Smart & Biggar's Daniel Anthony on NFTs as luxury digital assets and the copyright issues they cause

This article was written by Daniel Anthony and Akiv Jhirad of Smart & Biggar LLP.


Non-Fungible Tokens (NFTs) are the latest development in disruptive blockchain technology innovations, this time in the world of digital art, collectibles, and even luxury goods. Traditional auction houses have already started leveraging the technology, with one piece of digital artwork being sold for $69 million on Christie’s,1 and a visualization of the source code for the internet being sold for $5 million on Sotheby’s.2

Luxury brands, like LVMH, are collaborating to develop the world’s first global luxury blockchain which utilizes NFTs.3 But what exactly are NFTs, and why are they currently drawing so much attention?

NFTs are digital tokens that can be used to represent ownership of unique digital assets on the Ethereum blockchain.

As the name implies, NFTs are “non-fungible” in that they are not interchangeable for other items because of their unique properties, similar to the ownership of a car with a unique Vehicle Identification Number.

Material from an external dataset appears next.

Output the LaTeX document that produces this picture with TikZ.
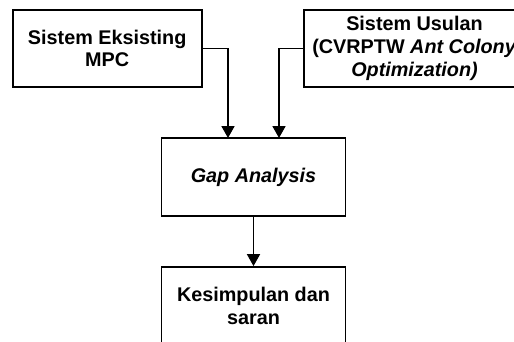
\documentclass[tikz,border=0pt]{standalone}
\usepackage{fontspec}
\setmainfont{Liberation Sans}
\usetikzlibrary{arrows.meta}
\begin{document}
\begin{tikzpicture}[x=1pt,y=-1pt,
  box/.style={draw=black,line width=1.8pt,rectangle,align=center,
    font=\fontsize{19.8pt}{22.7pt}\selectfont\bfseries,inner sep=0pt},
  conn/.style={line width=1.8pt,-{Triangle[length=12pt,width=13pt]}}]
\useasboundingbox (0,0) rectangle (514,341);
\clip (0,0) rectangle (514,341);
\fill[white] (0,0) rectangle (514,341);
\node[box,minimum width=189pt,minimum height=77pt] (exist) at (107.2,48.5) {Sistem Eksisting\\MPC};
\node[box,minimum width=221pt,minimum height=77pt] (usul) at (414.5,48.5) {Sistem Usulan\\(CVRPTW \textit{Ant Colony}\\\textit{Optimization)}};
\node[box,minimum width=184pt,minimum height=78pt] (gap) at (253.5,177) {\textit{Gap Analysis}};
\node[box,minimum width=184pt,minimum height=78pt] (kes) at (253.5,306) {Kesimpulan dan\\saran};
\coordinate (gin1) at (228,138);
\coordinate (gin2) at (279,138);
\draw[conn] (exist.east) -| (gin1);
\draw[conn] (usul.west) -| (gin2);
\draw[conn] (gap.south) -- (kes.north);
\end{tikzpicture}
\end{document}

Any digital asset may be “tokenized” into an NFT through the “minting” process, which involves executing a piece of code (a Smart Contract) on the Ethereum blockchain to assign ownership and manage the transferability of the asset.

Ethereum is a blockchain platform with its own cryptocurrency, called Ether (ETH) or Ethereum, and its own programming language, called Solidity. As a cryptocurrency, Ethereum is second in market value only to Bitcoin, as of May 2021.

As a blockchain network, Ethereum is a decentralized public ledger for verifying and recording transactions. The network's users can create, publish, monetize, and use applications on the platform, and use its Ether cryptocurrency as payment. Insiders call the decentralized applications on the network "dApps."

As a result of the success and interest, several other blockchains are also now adding NFT functionality. A key characteristic of blockchains is that the record of ownership cannot be altered. As such, an NFT provides a verifiable and reliable claim of ownership over that tokenized digital asset.

Owning an NFT is not the same as owning the underlying digital asset.

Purchasers of NFTs should be aware that even though ownership of the authentic digital asset is established through ownership of the NFT, the digital asset itself may be viewed, downloaded, and enjoyed by anyone (for example, the artwork sold on Christie’s can be found online4 ). In fact, Christie’s conditions of sale clearly states:5

“Your purchase of the lot does not provide any rights, express or implied, in (including, without limitation, any copyrights or other intellectual property rights in and to) the digital asset underlying the NFT…” [emphasis ours]

Drawing parallels from the physical art world, owning an NFT is like owning a unique print of a piece of art signed by the artist, while multiple other individuals may simultaneously own identical unsigned prints. As discussed below, the artist retains the copyright in the underlying work.

Purchasing an NFT does not confer the underlying copyright in the digital work.

In Canada, for copyright to be transferred to the purchaser, the copyright owner of the work must provide an express written assignment. Such an assignment could optionally be included in the Smart Contract executed to mint the NFT, but this has generally not been the case to date. If the purchaser desires the copyright, due diligence will have to be conducted to ensure the contract includes such rights.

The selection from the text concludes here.